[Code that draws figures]
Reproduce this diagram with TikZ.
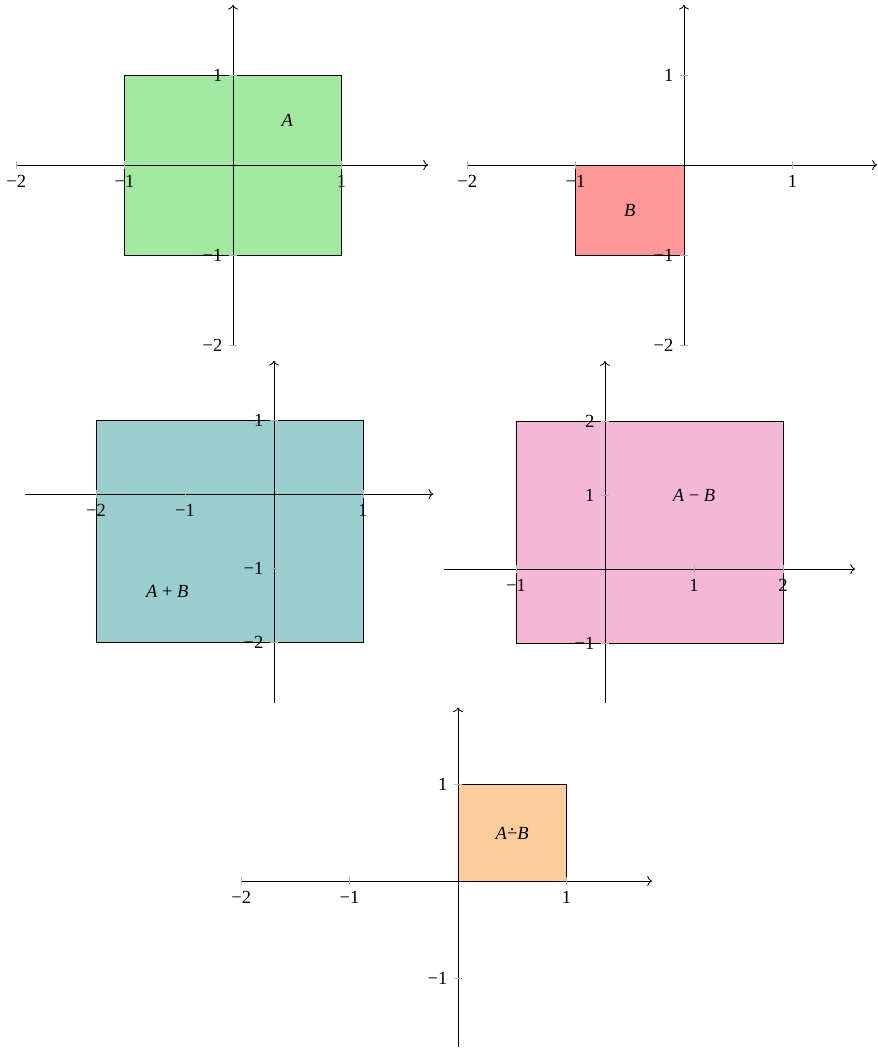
\documentclass[tikz,border=0pt]{standalone}
\usepackage{fontspec}
\setmainfont{Liberation Serif}
\usetikzlibrary{arrows.meta, positioning}

\definecolor{setA}{RGB}{162,232,160}
\definecolor{setB}{RGB}{255,153,153}
\definecolor{setSum}{RGB}{154,205,206}
\definecolor{setDiff}{RGB}{245,183,215}
\definecolor{setMonus}{RGB}{252,205,155}

\newcommand{\dotminus}{\ooalign{−\cr\hfil\raisebox{0.5em}{.}\hfil\cr}}

\begin{document}
\begin{tikzpicture}[x=0.54pt, y=-0.54pt,
    axisline/.style={->, black, line width=0.45pt},
    tickmark/.style={gray!60, line width=0.5pt},
    xlab/.style={below=5.5pt, text=black, inner sep=0pt, font=\normalsize},
    ylab/.style={left=5.5pt, text=black, inner sep=0pt, font=\normalsize},
    region/.style={draw=black, line width=0.45pt},
    setname/.style={inner sep=1pt}]
            \useasboundingbox (0,0) rectangle (878,1049);

            % Set A
            \begin{scope}[shift={(233,165)}, x=58.54pt, y=48.6pt]
            \draw[region, fill=setA] (-1,-1) rectangle (1,1);
            \node[setname] (nameA) at (0.5,0.5) {\textit{A}};
            \draw[axisline] (-2,0) -- (1.8,0);
            \draw[axisline] (0,-2) -- (0,1.78);
            \draw[tickmark] (-2,0) +(0,-2pt) -- +(0,2pt) (-1,0) +(0,-2pt) -- +(0,2pt) (1,0) +(0,-2pt) -- +(0,2pt);
            \draw[tickmark] (0,1) +(-2pt,0) -- +(2pt,0) (0,-1) +(-2pt,0) -- +(2pt,0) (0,-2) +(-2pt,0) -- +(2pt,0);
            \node[xlab] (a-xm2) at (-2,0) {−2};
            \node[xlab] (a-xm1) at (-1,0) {−1};
            \node[xlab] (a-x1) at (1,0) {1};
            \node[ylab] (a-y1) at (0,1) {1};
            \node[ylab] (a-ym1) at (0,-1) {−1};
            \node[ylab] (a-ym2) at (0,-2) {−2};
            \end{scope}

            % Set B
            \begin{scope}[shift={(684,165)}, x=58.54pt, y=48.6pt]
            \draw[region, fill=setB] (-1,-1) rectangle (0,0);
            \node[setname] (nameB) at (-0.5,-0.5) {\textit{B}};
            \draw[axisline] (-2,0) -- (1.78,0);
            \draw[axisline] (0,-2) -- (0,1.78);
            \draw[tickmark] (-2,0) +(0,-2pt) -- +(0,2pt) (-1,0) +(0,-2pt) -- +(0,2pt) (1,0) +(0,-2pt) -- +(0,2pt);
            \draw[tickmark] (0,1) +(-2pt,0) -- +(2pt,0) (0,-1) +(-2pt,0) -- +(2pt,0) (0,-2) +(-2pt,0) -- +(2pt,0);
            \node[xlab] (b-xm2) at (-2,0) {−2};
            \node[xlab] (b-xm1) at (-1,0) {−1};
            \node[xlab] (b-x1) at (1,0) {1};
            \node[ylab] (b-y1) at (0,1) {1};
            \node[ylab] (b-ym1) at (0,-1) {−1};
            \node[ylab] (b-ym2) at (0,-2) {−2};
            \end{scope}

            % Sum A + B
            \begin{scope}[shift={(274,494)}, x=48.06pt, y=39.96pt]
            \draw[region, fill=setSum] (-2,-2) rectangle (1,1);
            \node[setname] (nameSum) at (-1.2,-1.32) {\textit{A} + \textit{B}};
            \draw[axisline] (-2.8,0) -- (1.79,0);
            \draw[axisline] (0,-2.82) -- (0,1.8);
            \draw[tickmark] (-2,0) +(0,-2pt) -- +(0,2pt) (-1,0) +(0,-2pt) -- +(0,2pt) (1,0) +(0,-2pt) -- +(0,2pt);
            \draw[tickmark] (0,1) +(-2pt,0) -- +(2pt,0) (0,-1) +(-2pt,0) -- +(2pt,0) (0,-2) +(-2pt,0) -- +(2pt,0);
            \node[xlab] (s-xm2) at (-2,0) {−2};
            \node[xlab] (s-xm1) at (-1,0) {−1};
            \node[xlab] (s-x1) at (1,0) {1};
            \node[ylab] (s-y1) at (0,1) {1};
            \node[ylab] (s-ym1) at (0,-1) {−1};
            \node[ylab] (s-ym2) at (0,-2) {−2};
            \end{scope}

            % Difference A - B
            \begin{scope}[shift={(605,569)}, x=48.06pt, y=39.96pt]
            \draw[region, fill=setDiff] (-1,-1) rectangle (2,2);
            \node[setname] (nameDiff) at (1,1) {\textit{A} − \textit{B}};
            \draw[axisline] (-1.81,0) -- (2.81,0);
            \draw[axisline] (0,-1.81) -- (0,2.81);
            \draw[tickmark] (-1,0) +(0,-2pt) -- +(0,2pt) (1,0) +(0,-2pt) -- +(0,2pt) (2,0) +(0,-2pt) -- +(0,2pt);
            \draw[tickmark] (0,2) +(-2pt,0) -- +(2pt,0) (0,1) +(-2pt,0) -- +(2pt,0) (0,-1) +(-2pt,0) -- +(2pt,0);
            \node[xlab] (d-xm1) at (-1,0) {−1};
            \node[xlab] (d-x1) at (1,0) {1};
            \node[xlab] (d-x2) at (2,0) {2};
            \node[ylab] (d-y2) at (0,2) {2};
            \node[ylab] (d-y1) at (0,1) {1};
            \node[ylab] (d-ym1) at (0,-1) {−1};
            \end{scope}

            % Monus A dot-minus B
            \begin{scope}[shift={(458,881)}, x=58.54pt, y=52.38pt]
            \draw[region, fill=setMonus] (0,0) rectangle (1,1);
            \node[setname] (nameMonus) at (0.5,0.49) {\textit{A}\dotminus\textit{B}};
            \draw[axisline] (-2,0) -- (1.79,0);
            \draw[axisline] (0,-1.71) -- (0,1.79);
            \draw[tickmark] (-2,0) +(0,-2pt) -- +(0,2pt) (-1,0) +(0,-2pt) -- +(0,2pt) (1,0) +(0,-2pt) -- +(0,2pt);
            \draw[tickmark] (0,1) +(-2pt,0) -- +(2pt,0) (0,-1) +(-2pt,0) -- +(2pt,0);
            \node[xlab] (m-xm2) at (-2,0) {−2};
            \node[xlab] (m-xm1) at (-1,0) {−1};
            \node[xlab] (m-x1) at (1,0) {1};
            \node[ylab] (m-y1) at (0,1) {1};
            \node[ylab] (m-ym1) at (0,-1) {−1};
            \end{scope}
        \end{tikzpicture}
\end{document}
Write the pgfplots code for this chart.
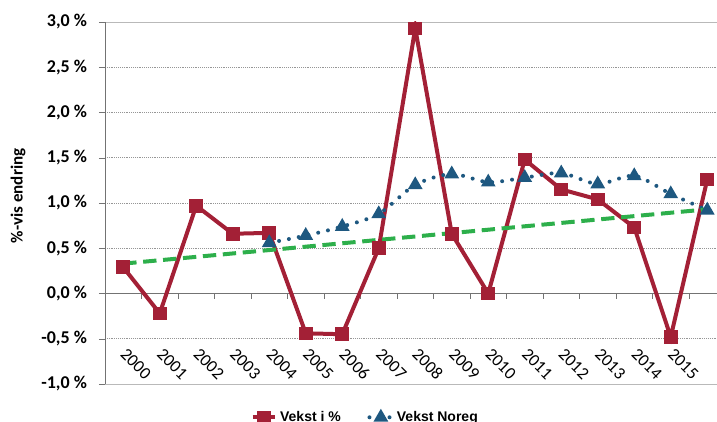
\documentclass[border=0pt]{standalone}
\usepackage{pgfplots}
\pgfplotsset{compat=1.18}
\usepackage{fontspec}
\setmainfont{Carlito}
\newfontfamily\legfont{Liberation Sans}
\begin{document}
\begin{tikzpicture}[x=0.75pt,y=0.75pt]
\definecolor{vekstRed}{RGB}{163,32,54}
\definecolor{noregBlue}{RGB}{30,88,128}
\definecolor{trendGreen}{RGB}{45,175,75}
\definecolor{gridGray}{RGB}{150,150,150}
\definecolor{frameGray}{RGB}{185,185,185}
\useasboundingbox (0,0) rectangle (717,421);
\begin{axis}[
    at={(78.75pt,27.75pt)}, anchor=south west,
    scale only axis,
    width=465.375pt, height=271.5pt,
    xmin=-0.5, xmax=16.5,
    ymin=-1, ymax=3,
    axis y line*=left,
    axis line style={frameGray},
    y axis line style={draw=gray!90!black},
    ytick={-1,-0.5,...,3},
    ytick pos=left,
    tick align=outside,
    ytick style={gray!90!black},
    major tick length=4.5pt,
    ymajorgrids,
    grid style={gridGray, densely dotted, line width=0.5pt},
    /pgf/number format/assume math mode=true,
    yticklabel={\pgfmathprintnumber[fixed,fixed zerofill,precision=1,use comma]{\tick}~\%},
    yticklabel style={font=\bfseries\fontsize{13.5}{15}\selectfont, xshift=-5.5pt},
    xtick={0,...,15},
    xticklabels={2000,2001,2002,2003,2004,2005,2006,2007,2008,2009,2010,2011,2012,2013,2014,2015},
    xtick style={draw=none},
    xticklabel style={yshift=29pt, anchor=west, rotate=-45, font=\fontsize{13}{15}\selectfont, inner sep=0pt},
    ylabel={\%-vis endring},
    ylabel style={at={(axis description cs:-0.140,0.52)}, anchor=center, rotate=0, font=\bfseries\fontsize{12.75}{14}\selectfont},
    legend style={at={(axis description cs:0.42,-0.092)}, anchor=center, draw=none, fill=none,
        legend columns=2, font=\legfont\bfseries\fontsize{10.5}{12}\selectfont,
        /tikz/every even column/.append style={column sep=18pt}},
    legend cell align=left,
]
% x axis at zero with category ticks
\draw[gray!90!black, line width=0.6pt] (axis cs:-0.5,0) -- (axis cs:16.5,0);
\pgfplotsinvokeforeach{0.5,1.5,2.5,3.5,4.5,5.5,6.5,7.5,8.5,9.5,10.5,11.5,12.5,13.5,14.5,15.5,16.5}{
  \draw[gray!90!black, line width=0.6pt] (axis cs:#1,0) -- (axis cs:#1,-0.065);
}

\addplot[vekstRed, line width=3pt, mark=square*, mark size=3.6pt, mark options={solid}] coordinates {
    (0,0.29) (1,-0.22) (2,0.97) (3,0.66) (4,0.67) (5,-0.44) (6,-0.45) (7,0.50)
    (8,2.93) (9,0.66) (10,0.00) (11,1.48) (12,1.15) (13,1.04) (14,0.73) (15,-0.48) (16,1.26)
};
\addlegendentry{Vekst i \%}

\addplot[noregBlue, line width=3pt, smooth, line cap=round, dash pattern=on 0pt off 7.5pt,
    mark=triangle*, mark size=3.4pt, mark options={solid}] coordinates {
    (4,0.56) (5,0.64) (6,0.74) (7,0.88) (8,1.20) (9,1.32) (10,1.23) (11,1.28)
    (12,1.33) (13,1.21) (14,1.30) (15,1.10) (16,0.92)
};
\addlegendentry{Vekst Noreg}

\addplot[trendGreen, line width=3pt, dash pattern=on 10pt off 5pt, forget plot] coordinates {
    (0,0.33) (16,0.93)
};
\end{axis}
\end{tikzpicture}
\end{document}
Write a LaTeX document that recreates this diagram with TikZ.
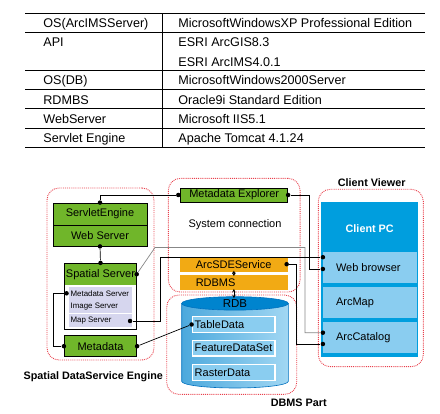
\documentclass[tikz,border=0pt]{standalone}
\usepackage{fontspec}
\setmainfont{Liberation Sans}
\usetikzlibrary{positioning}

\definecolor{grn}{RGB}{112,182,42}
\definecolor{orn}{RGB}{242,170,20}
\definecolor{pcblue}{RGB}{0,158,222}
\definecolor{rowblue}{RGB}{138,205,240}
\definecolor{lav}{RGB}{214,214,238}
\definecolor{dotred}{RGB}{232,64,76}
\definecolor{wiregray}{RGB}{135,135,135}
\definecolor{rdbtop}{RGB}{0,132,206}
\definecolor{rdbedge}{RGB}{0,112,190}

\begin{document}
\begin{tikzpicture}[x=1pt,y=-1pt,line width=0.8pt,
  every node/.style={inner sep=0pt,font=\fontsize{11}{13}\selectfont},
  tabtxt/.style={anchor=base west,font=\fontsize{12.6}{15}\selectfont},
  part/.style={draw=dotred,densely dotted,line width=0.9pt,rounded corners=12pt},
  title/.style={font=\bfseries\fontsize{10.8}{13}\selectfont},
  greenbox/.style={draw=black,fill=grn},
  subrow/.style={fill=lav,minimum width=62.7pt,minimum height=13pt},
  orangebox/.style={fill=orn,minimum width=107.7pt,minimum height=15pt},
  dbrow/.style={fill=rowblue,draw=white,line width=1.5pt,minimum width=82.7pt,minimum height=15.6pt},
  rowbox/.style={fill=rowblue,minimum width=93.4pt,minimum height=31pt},
  pin/.style={circle,fill=black,minimum size=4.5pt},
  wire/.style={line width=0.7pt},
  dbarrow/.style={<->,>=stealth,line width=0.6pt,shorten <=-1.5pt,shorten >=-1.5pt}]
\useasboundingbox (0,0) rectangle (440,414);

% table
\foreach \y in {13.3,32.3,70.7,89.3,108.7,128,147.7}
  \draw (25,\y) -- (425,\y);
\draw (162.3,13.3) -- (162.3,147.7);
\foreach \y/\t [count=\i] in {27.6/OS(ArcIMSServer),47/API,85/OS(DB),104.2/RDMBS,123.4/WebServer,142.8/Servlet Engine}
  \node[tabtxt] (key\i) at (43,\y) {\t};
\foreach \y/\t [count=\i] in {27.6/MicrosoftWindowsXP Professional Edition,47/ESRI ArcGIS8.3,66.2/ESRI ArcIMS4.0.1,85/MicrosoftWindows2000Server,104.2/Oracle9i Standard Edition,123.4/Microsoft IIS5.1,142.8/Apache Tomcat 4.1.24}
  \node[tabtxt] (val\i) at (178,\y) {\t};

% parts
\node[part,minimum width=107pt,minimum height=172pt] (engine) at (100.5,274) {};
\node[part,minimum width=131.7pt,minimum height=113.7pt] (sysconn) at (234.2,235.2) {};
\node[part,minimum width=130pt,minimum height=99.3pt] (dbms) at (231.7,344.7) {};
\node[part,minimum width=105pt,minimum height=177.4pt] (viewer) at (370.8,278) {};
\node[title] (enginelbl) at (93.3,377) {Spatial DataService Engine};
\node[title] (dbmslbl) at (298.8,402.7) {DBMS Part};
\node[title] (viewerlbl) at (371.7,182.3) {Client Viewer};
\node (sysconnlbl) at (235,225) {System connection};

% spatial data service engine
\node[greenbox,minimum width=94pt,minimum height=22pt] (servlet) at (100,214) {ServletEngine};
\node[greenbox,minimum width=94pt,minimum height=21pt] (web) at (100,235.5) {Web Server};
\node[draw,fill=white,minimum width=72.4pt,minimum height=66pt] (spatialbox) at (100.5,296.3) {};
\node[fill=grn,minimum width=71.6pt,minimum height=21pt,anchor=north] (spatial) at ([yshift=-0.4pt]spatialbox.north) {Spatial Server};
\node[subrow,label={[anchor=west,xshift=1.7pt,font=\fontsize{7.9}{9}\selectfont]west:Metadata Server}] (mdsrv) at (100.3,293.3) {};
\node[subrow,label={[anchor=west,xshift=1.7pt,font=\fontsize{7.9}{9}\selectfont]west:Image Server}] (imgsrv) at (100.3,307) {};
\node[subrow,label={[anchor=west,xshift=1.7pt,font=\fontsize{7.9}{9}\selectfont]west:Map Server}] (mapsrv) at (100.3,321) {};
\node[greenbox,minimum width=72.4pt,minimum height=21pt] (meta) at (100.5,346.2) {Metadata};

% system connection
\node[greenbox,minimum width=107pt,minimum height=14pt] (explorer) at (234.2,195) {Metadata Explorer};
\node[orangebox,label={[anchor=west,xshift=15.7pt]west:ArcSDEService}] (arcsde) at (233.9,264.2) {};
\node[orangebox,label={[anchor=west,xshift=15.7pt]west:RDBMS}] (rdbms) at (233.9,282.5) {};

% RDB
\shade[left color=rdbtop!70!white,right color=rowblue!80!white,draw=rdbedge,line width=0.6pt]
  (181.7,303.4) -- (181.7,381.3) arc[start angle=180,end angle=360,x radius=53.3pt,y radius=6.7pt]
  -- (288.3,303.4) -- cycle;
\draw[fill=rdbtop,draw=rdbedge,line width=0.6pt] (235,303.4) ellipse [x radius=53.3pt,y radius=6.7pt];
\node[font=\fontsize{11.5}{13}\selectfont] (rdb) at (235,304) {RDB};
\coordinate (rdbtop) at (233.9,296.7);
\node[dbrow,label={[anchor=west,xshift=2.7pt]west:TableData}] (tabledata) at (233.7,324.5) {};
\node[dbrow,label={[anchor=west,xshift=2.7pt]west:FeatureDataSet}] (featureset) at (233.7,348.2) {};
\node[dbrow,label={[anchor=west,xshift=2.7pt]west:RasterData}] (rasterdata) at (233.7,372.5) {};

% client viewer
\node[fill=pcblue,minimum width=97.3pt,minimum height=155pt] (clientpc) at (369.7,279.2) {};
\node[title,text=white] (clientpclbl) at (369.7,228.3) {Client PC};
\node[rowbox,label={[anchor=west,xshift=12.7pt]west:Web browser}] (browser) at (370,267.2) {};
\node[rowbox,label={[anchor=west,xshift=12.7pt]west:ArcMap}] (arcmap) at (370,302.5) {};
\node[rowbox,label={[anchor=west,xshift=12.7pt]west:ArcCatalog}] (catalog) at (370,337.7) {};

% pins
\node[pin] (servlettop) at (servlet.north) {};
\node[pin] (webbot) at (web.south) {};
\node[pin] (spatialtop) at (spatialbox.north) {};
\node[pin] (spatialr) at (spatial.east) {};
\node[pin] (mdsrvl) at ([xshift=-2pt]mdsrv.west) {};
\node[pin] (mapsrvr) at ([xshift=-2pt]mapsrv.east) {};
\node[pin] (metal) at (meta.west) {};
\node[pin] (metar) at (meta.east) {};
\node[pin] (explorerl) at ([xshift=-2pt]explorer.west) {};
\node[pin] (explorerr) at (explorer.east) {};
\node[pin] (arcsder) at ([xshift=-1.5pt]arcsde.east) {};
\node[pin] (tablel) at (tabledata.west) {};
\node[pin] (browserhi) at ([yshift=10pt]browser.west) {};
\node[pin] (browserlo) at ([yshift=-1.8pt]browser.west) {};
\node[pin] (cataloghi) at ([yshift=5pt]catalog.west) {};
\node[pin] (cataloglo) at ([yshift=-6.3pt]catalog.west) {};

% wires
\draw[wire] (servlettop) |- (explorerl);
\draw[wire] (webbot) -- (spatialtop);
\draw[wire] (explorerr) -- ++(21.6,0) |- (browserlo);
\draw[wire,draw=wiregray] (spatialr) -- ++(18.3,-26.7) -- ++(150,0) |- (cataloghi);
\draw[wire] (mapsrvr) -- ++(30.4,0) |- (browserhi);
\draw[wire] (arcsder) -- ++(9.8,0) |- (cataloglo);
\draw[wire] (mdsrvl) -- ++(-13.7,0) |- (metal);
\draw[wire] (metar) -- (tablel);
\draw[dbarrow] (arcsde.south) -- (rdbms.north);
\draw[dbarrow] (rdbms.south) -- (rdbtop);
\end{tikzpicture}
\end{document}
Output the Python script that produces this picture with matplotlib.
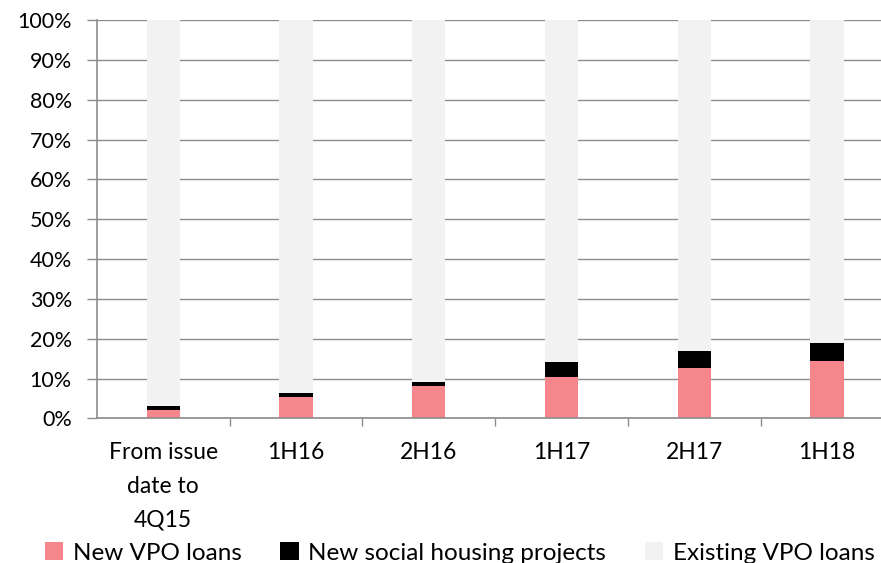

**What needs to be done:** From the records above, copy exactly the lines starting at the one with "Write a LaTeX" and ending at the one with "(0,0) rectangle (440,414);", and no others. Pictures stay out.

**The output:**
Write a LaTeX document that recreates this diagram with TikZ.
\documentclass[tikz,border=0pt]{standalone}
\usepackage{fontspec}
\setmainfont{Liberation Sans}
\usetikzlibrary{positioning}

\definecolor{grn}{RGB}{112,182,42}
\definecolor{orn}{RGB}{242,170,20}
\definecolor{pcblue}{RGB}{0,158,222}
\definecolor{rowblue}{RGB}{138,205,240}
\definecolor{lav}{RGB}{214,214,238}
\definecolor{dotred}{RGB}{232,64,76}
\definecolor{wiregray}{RGB}{135,135,135}
\definecolor{rdbtop}{RGB}{0,132,206}
\definecolor{rdbedge}{RGB}{0,112,190}

\begin{document}
\begin{tikzpicture}[x=1pt,y=-1pt,line width=0.8pt,
  every node/.style={inner sep=0pt,font=\fontsize{11}{13}\selectfont},
  tabtxt/.style={anchor=base west,font=\fontsize{12.6}{15}\selectfont},
  part/.style={draw=dotred,densely dotted,line width=0.9pt,rounded corners=12pt},
  title/.style={font=\bfseries\fontsize{10.8}{13}\selectfont},
  greenbox/.style={draw=black,fill=grn},
  subrow/.style={fill=lav,minimum width=62.7pt,minimum height=13pt},
  orangebox/.style={fill=orn,minimum width=107.7pt,minimum height=15pt},
  dbrow/.style={fill=rowblue,draw=white,line width=1.5pt,minimum width=82.7pt,minimum height=15.6pt},
  rowbox/.style={fill=rowblue,minimum width=93.4pt,minimum height=31pt},
  pin/.style={circle,fill=black,minimum size=4.5pt},
  wire/.style={line width=0.7pt},
  dbarrow/.style={<->,>=stealth,line width=0.6pt,shorten <=-1.5pt,shorten >=-1.5pt}]
\useasboundingbox (0,0) rectangle (440,414);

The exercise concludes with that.